Since finishing my degree two months ago, I’ve been a very flirtatious bibliophile, briefly skimming anything I can get my hands on in almost any subject. I’ve tried to commit to some serious textbooks on subfields of linguistics, or to a hefty classic like Women, Fire, and Dangerous Things, but it seems my brain needs a summer vacation.
Recently, while daydreaming about interesting jobs I could pursue if academia never pans out, I picked up a book called Perfumery: Practice and Principles (I’m sure I’d make an excellent master perfumer…) by Robert R. Calkin and J. Stephan Jellinek. There was much more organic chemistry in the book than I’ve ever been able to tolerate, but it was also oddly fascinating. It’s a useful introductory textbook for aspiring young perfumers, and while the appendix is full of scientific diagrams of chemical reactions, much of the text is devoted to the theory of fragrance and the training of perfumery students.
In the chapter on how novices should begin their studies, one passage immediately caught my attention:
As in learning a foreign language, the first stage in learning the materials – the vocabulary of perfumery – necessitates repeated smelling and testing. This task can be made simpler, and in the long term more effective, if it is approached in a systematic way, namely one based on an understanding of how human memory works.[1]
If you swap the operative phrases in that first sentence, this passage could show up in the first chapter of any applied linguistics textbook. I was intrigued.

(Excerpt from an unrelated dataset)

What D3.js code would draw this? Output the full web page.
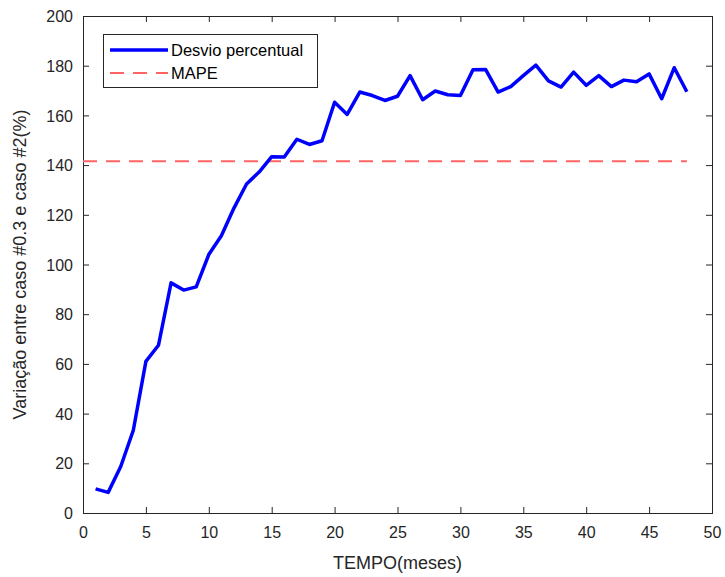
<!DOCTYPE html>
<html>
<head>
<meta charset="utf-8">
<script src="https://cdn.jsdelivr.net/npm/d3@7"></script>
<style>
  html, body { margin: 0; padding: 0; background: #fff; }
  svg { display: block; font-family: "Liberation Sans", Arial, Helvetica, sans-serif; }
</style>
</head>
<body>
<svg id="chart" width="725" height="577"></svg>
<script>
// Month index (x) and percentage deviation between the two cases (y)
const months = d3.range(1, 49);
const deviation = [
  9.7, 8.3, 18.7, 33.3, 61.0, 67.5, 92.6, 89.7, 91.0, 104.0,
  111.6, 122.7, 132.4, 137.2, 143.4, 143.3, 150.4, 148.3, 149.8, 165.3,
  160.4, 169.4, 168.0, 166.0, 167.7, 176.0, 166.3, 169.8, 168.3, 168.0,
  178.4, 178.5, 169.4, 171.6, 176.0, 180.2, 173.9, 171.4, 177.4, 172.1,
  176.0, 171.6, 174.2, 173.5, 176.7, 166.7, 179.2, 169.5
];
// Mean absolute percentage error, drawn as a constant reference line
const mapeValue = 141.5;
const mapeRange = [0, 48];

const xTicks = d3.range(0, 51, 5);
const yTicks = d3.range(0, 201, 20);

const seriesNames = ["Desvio percentual", "MAPE"];
const xLabel = "TEMPO(meses)";
const yLabel = "Variação entre caso #0.3 e caso #2(%)";

const svg = d3.select("#chart");
const plotLeft = 83, plotRight = 712, plotTop = 16, plotBottom = 513;
const axisColor = "#262626";

const x = d3.scaleLinear().domain([0, 50]).range([plotLeft, plotRight]);
const y = d3.scaleLinear().domain([0, 200]).range([plotBottom, plotTop]);

// Bottom and left axes with inward ticks
const tickLen = 6;
const xAxis = svg.append("g")
  .attr("transform", `translate(0,${plotBottom})`)
  .call(d3.axisBottom(x).tickValues(xTicks).tickSizeInner(-tickLen).tickSizeOuter(0).tickPadding(14));
const yAxis = svg.append("g")
  .attr("transform", `translate(${plotLeft},0)`)
  .call(d3.axisLeft(y).tickValues(yTicks).tickSizeInner(-tickLen).tickSizeOuter(0).tickPadding(10));

// Mirrored ticks on the top and right edges
svg.append("g")
  .attr("transform", `translate(0,${plotTop})`)
  .call(d3.axisTop(x).tickValues(xTicks).tickSizeInner(-tickLen).tickSizeOuter(0).tickFormat(""));
svg.append("g")
  .attr("transform", `translate(${plotRight},0)`)
  .call(d3.axisRight(y).tickValues(yTicks).tickSizeInner(-tickLen).tickSizeOuter(0).tickFormat(""));

svg.selectAll(".domain").remove();
svg.selectAll(".tick line").attr("stroke", axisColor).attr("stroke-width", 1);
svg.selectAll(".tick text")
  .attr("fill", axisColor)
  .style("font-size", "16px")
  .style("font-family", "\"Liberation Sans\", Arial, sans-serif");
yAxis.selectAll(".tick text").attr("dy", "0.35em");

// Box around the plot area
svg.append("rect")
  .attr("x", plotLeft + 0.5).attr("y", plotTop + 0.5)
  .attr("width", plotRight - plotLeft).attr("height", plotBottom - plotTop)
  .attr("fill", "none").attr("stroke", axisColor).attr("stroke-width", 1);

// MAPE reference line
svg.append("line")
  .attr("x1", x(mapeRange[0])).attr("x2", x(mapeRange[1]))
  .attr("y1", y(mapeValue)).attr("y2", y(mapeValue))
  .attr("stroke", "#ff6464").attr("stroke-width", 2)
  .attr("stroke-dasharray", "14,9");

// Deviation series
const line = d3.line().x((d, i) => x(months[i])).y(d => y(d));
svg.append("path")
  .datum(deviation)
  .attr("d", line)
  .attr("fill", "none")
  .attr("stroke", "#0000ff")
  .attr("stroke-width", 3.5)
  .attr("stroke-linejoin", "round");

// Axis titles
svg.append("text")
  .attr("x", (plotLeft + plotRight) / 2).attr("y", 569)
  .attr("text-anchor", "middle")
  .attr("fill", axisColor)
  .style("font-size", "18px")
  .text(xLabel);
svg.append("text")
  .attr("transform", `translate(26,${(plotTop + plotBottom) / 2}) rotate(-90)`)
  .attr("text-anchor", "middle")
  .attr("fill", axisColor)
  .style("font-size", "18px")
  .text(yLabel);

// Legend
const legend = svg.append("g");
legend.append("rect")
  .attr("x", 103.5).attr("y", 34.5).attr("width", 214).attr("height", 53)
  .attr("fill", "#fff").attr("stroke", axisColor).attr("stroke-width", 1);
legend.append("line")
  .attr("x1", 110).attr("x2", 168).attr("y1", 50).attr("y2", 50)
  .attr("stroke", "#0000ff").attr("stroke-width", 3.5);
legend.append("line")
  .attr("x1", 110).attr("x2", 168).attr("y1", 73).attr("y2", 73)
  .attr("stroke", "#ff6464").attr("stroke-width", 2)
  .attr("stroke-dasharray", "14,9");
legend.selectAll("text.lg")
  .data(seriesNames)
  .join("text")
  .attr("class", "lg")
  .attr("x", 171).attr("y", (d, i) => 50 + i * 23)
  .attr("dy", "0.35em")
  .attr("fill", "#000")
  .style("font-size", "16.5px")
  .text(d => d);
</script>
</body>
</html>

Getting to know the raw materials is not a training of the nose or the olfactory receptors (it is doubtful that the receptors can be trained at all), it is the training of the thought processes that provide the link between the perception of an odor and one’s ability to recognize it and give it a name. These processes, as all mental processes, are based on a complex network of associations. Each new odor learned, like each new word in our vocabulary, is integrated into an existing framework of meanings and olfactory associations. Fortunately, the more a student knows, the easier it becomes to add new materials to the existing memory bank.[2]
Now I’m riveted. What the authors are describing here sounds remarkably similar to some of the major models for second language acquisition – those that tend to be called the “Associationist” or “Connectionist” models. Replace the word “olfactory” with the word “linguistic” and you have an almost perfect definition.
To be sure, not all SLA researchers agree with the theory of memory and learning proposed by Associationism/Connectionism; what the authors of this book are doing is using a very specific model for cognition and applying it to perfumery. So not all linguists will like this analogy very much. Innatists (think Chomsky and Pinker) argue that the language learning faculty is separate and different from the rest of human learning, so they probably wouldn’t like any analogy at all.
But as a language learner, I find the analogy to have at least intuitive appeal. Language learners, like perfumery students, are confronted with an enormous amount of “raw materials” and must find a way that works for them to organize these materials mentally. Calkin and Jellinek say, “We may be said to know a material absolutely when our recognition of it becomes immediate without our having to think of a description. We recognize the odor like an old and familiar friend. We recognize benzoin simply because it smells of benzoin.” [3] This echoes what many SLA researchers (Brian MacWhinney comes to mind) have argued and what many language learners have noticed intuitively – you don’t really know a word until you can recognize it just as it is, rather than as a translation of a word in your native language. The master perfumers add,
Finally, we learn to know a material actively. To continue with our analogy, being able to recognize someone instantly on the street is not the same as really knowing him or her. You know a person only if you have observed that person’s behavior in different situations. The same is true of perfumery materials. One really comes to know a material only by actively working with it.[4]
I probably don’t need to explain how well that analogy works for language learning too.
So if these authors make interesting observations about language acquisition by analogy, maybe they could offer some interesting tips for language learning as well. Here is another passage:
[In the beginning] the student should be encouraged to write down some descriptive remarks about these odors, using whatever associations come to mind. These odors may conjure up memories from the past, such as the smell of grandmother’s cupboards, hot potato pancakes, or freshly dug-up roots of old trees. …In this way the student consciously builds up a network of associations to assist in remembering the odors.[5]
I love those images. (I also love that they add, “At this stage such descriptions reflect the individual associations of the student, and neither the teacher nor fellow students can judge them as being objectively right or wrong.”[6]) In some ways I think perfumery students have an advantage over language students. They say that smell is the sense most strongly associated with memory, and how exactly can we associate the Greek word for “to carry” or the Russian word for “agree” with grandmother’s cupboards or hot potato pancakes? And, of course, the raw materials of any language are nearly infinite, whereas the training manual for perfumers only lists 162 individual items to be initially memorized.
But language students have other unique advantages. We can experiment with our raw materials in countless situations; we can use language in all five of our senses; we can actively and passively recall what we have learned (as the perfumers lament, “Can we really recall the smell of a rose in the same way that we can recall a color or a melody?”). In the end, we too get to create something beautiful and interesting and probably idiosyncratic. And maybe we’ll hear a song one day, or read a story, that reminds us of the smell of freshly dug-up roots of old trees.